Cowboy caviar is one of those salads that is prepared mostly with items that you already have on hand in the pantry.  It is a hearty bean salad that really packs a spicy bite.  It is the perfect salad to serve at a barbecue because it stands up well and pairs so beautifully with grilled food.

Cowboy caviar is an audacious Tex-Mex salsa that dares to call itself caviar.   It is simple to prepare.  It is memorable.  And, it has chutzpah, in a good way.

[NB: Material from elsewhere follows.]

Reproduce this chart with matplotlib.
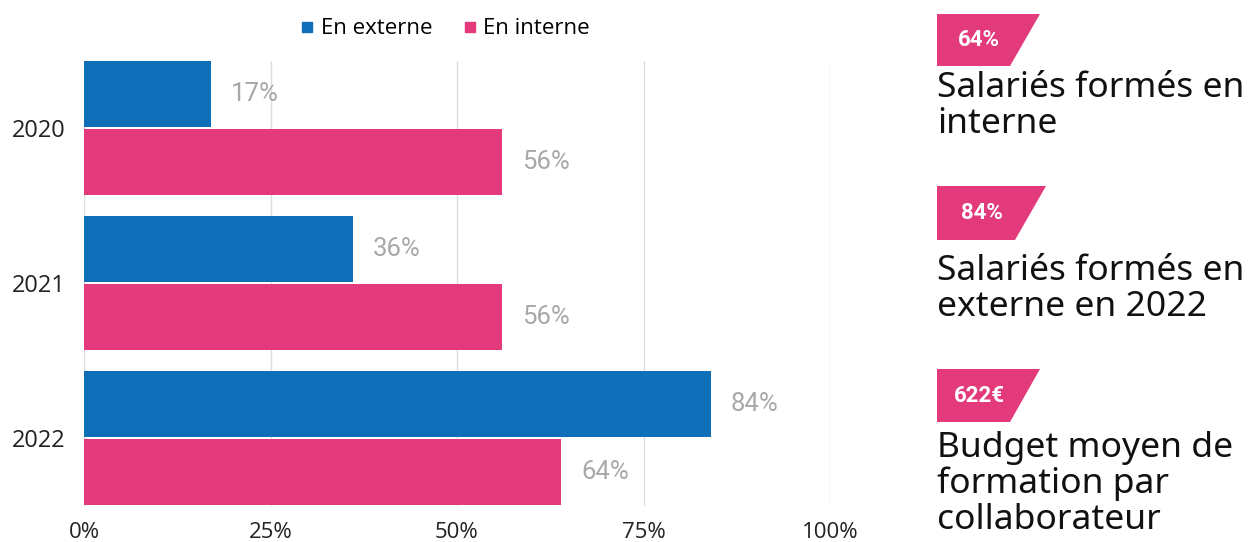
import matplotlib
matplotlib.use("Agg")
import matplotlib.pyplot as plt
from matplotlib.patches import Polygon
from matplotlib.lines import Line2D
import numpy as np

years = ["2020", "2021", "2022"]
en_externe = [17, 36, 84]
en_interne = [56, 56, 64]
series_names = ["En externe", "En interne"]
x_ticks = [0, 25, 50, 75, 100]
x_tick_labels = ["0%", "25%", "50%", "75%", "100%"]

kpi_values = ["64%", "84%", "622€"]
kpi_texts = ["Salariés formés en\ninterne",
             "Salariés formés en\nexterne en 2022",
             "Budget moyen de\nformation par\ncollaborateur"]

BLUE = "#0E6EB8"
PINK = "#E33A7C"
GRAY = "#A8A8A8"

W, H = 1256, 542
fig = plt.figure(figsize=(W / 100, H / 100), dpi=100)

def fx(px):
    return px / W

def fy(py):
    return 1 - py / H

ax_left, ax_right, ax_top, ax_bottom = 84, 830, 60.6, 505.6
ax = fig.add_axes([fx(ax_left), fy(ax_bottom), fx(ax_right - ax_left), (ax_bottom - ax_top) / H])

y = np.arange(len(years))
off, h = 0.218, 0.425
ax.barh(y - off, en_externe, height=h, color=BLUE, zorder=3)
ax.barh(y + off, en_interne, height=h, color=PINK, zorder=3)

for yi, v in zip(y - off, en_externe):
    ax.text(v + 5.9, yi, f"{v}%", va="center", ha="center", color=GRAY,
            fontsize=18.5, family="Roboto")
for yi, v in zip(y + off, en_interne):
    ax.text(v + 5.9, yi, f"{v}%", va="center", ha="center", color=GRAY,
            fontsize=18.5, family="Roboto")

ax.set_xlim(0, 100)
ax.set_ylim(2.435, -0.435)
ax.set_xticks(x_ticks)
ax.set_xticklabels(x_tick_labels, family="Open Sans", fontsize=16, color="#222222")
ax.set_yticks(y)
ax.set_yticklabels(years, family="Open Sans", fontsize=17, color="#222222")
ax.tick_params(axis="both", length=0)
ax.tick_params(axis="x", pad=12)
ax.tick_params(axis="y", pad=13)
for s in ax.spines.values():
    s.set_visible(False)
ax.grid(axis="x", color="#DDDDDD", linewidth=1, zorder=0)
ax.set_axisbelow(True)

handles = [Line2D([], [], marker="s", linestyle="none", markersize=6.5, color=BLUE),
           Line2D([], [], marker="s", linestyle="none", markersize=6.5, color=PINK)]
fig.legend(handles, series_names, loc="center", bbox_to_anchor=(fx(443), fy(29)),
           ncol=2, frameon=False, prop={"family": "Open Sans", "size": 16},
           handletextpad=0.1, columnspacing=1.2, handlelength=1.0)

# KPI panel
badges = [(14, 66, 1040, 1010), (186, 240, 1046, 1015), (369, 422, 1040, 1010)]
text_tops = [71, 254, 431]
for (t, b, rt, rb), val, txt, tt in zip(badges, kpi_values, kpi_texts, text_tops):
    poly = Polygon([(fx(937), fy(t)), (fx(rt), fy(t)), (fx(rb), fy(b)), (fx(937), fy(b))],
                   closed=True, transform=fig.transFigure, color=PINK, lw=0)
    fig.patches.append(poly)
    fig.text(fx((937 + (rt + rb) / 2) / 2 - 2), fy((t + b) / 2), val, color="white",
             fontsize=16, fontweight="bold", family="Roboto", ha="center", va="center")
    fig.text(fx(937), fy(tt), txt, color="#111111", fontsize=25.5, family="Noto Sans",
             ha="left", va="top", linespacing=1.06)

fig.savefig("out.png", dpi=100)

This salad can be served as a side dish or as an appetizer with tortilla chips or lettuce.  It is versatile and can be prepared several hours in advance and refrigerated until  ready to serve  You can experiment with different types of legumes like chick peas and assorted beans.  For less attitude, you can skip the sriracha sauce altogether.

cowboy caviar in jalapeno pepper bowl-side view


1 can black-eyed peas
1 can black beans
2 ears of grilled corn or 1 can of corn kernels
3-4 diced medium tomatoes

1 diced firm ripe avocado

1 bunch thinly sliced scallions or 1 diced medium onion
2-3 stalks thinly sliced celery or bok choy (see kosher notes)
1/2 cup chopped fresh cilantro and/or fresh parsley (see kosher notes)
2 tablespoons cider vinegar
1 tablespoon dijon mustard
1 teaspoons hot sauce or sriracha
1 tablespoon salt
1 teaspoon oil
1 clove garlic, minced or garlic powder
dash pepper


Cut kernels off of grilled corn and drain cans of peas, beans and corn. Dice and slice all vegetables and herbs.  Drizzle and sprinkle seasonings right on top of salad and toss gently to combine.

cowboy caviar up close


To keep avocado from oxidizing if you are not serving this salad right away, cube avocado and store in a container with a dash of lemon juice or cider vinegar and enough water to cover the diced avocado.  Drain avocado and toss in salad right before serving.


Serving Suggestions

Serve as a salad by itself or serve with tortilla or corn chips.  You can also serve this over romaine lettuce or red cabbage.

Kosher Notes

Kosher laws disallow the eating of any whole insects and therefore most greens and herbs require a process of soaking and rinsing. Kashrut authorities differ somewhat on the proper checking of leafy vegetables and herbs. This blog was not designed to be your kosher authority, so please consult your local rabbinic authority regarding using greens such as bok choy and herbs such as parsley and cilantro.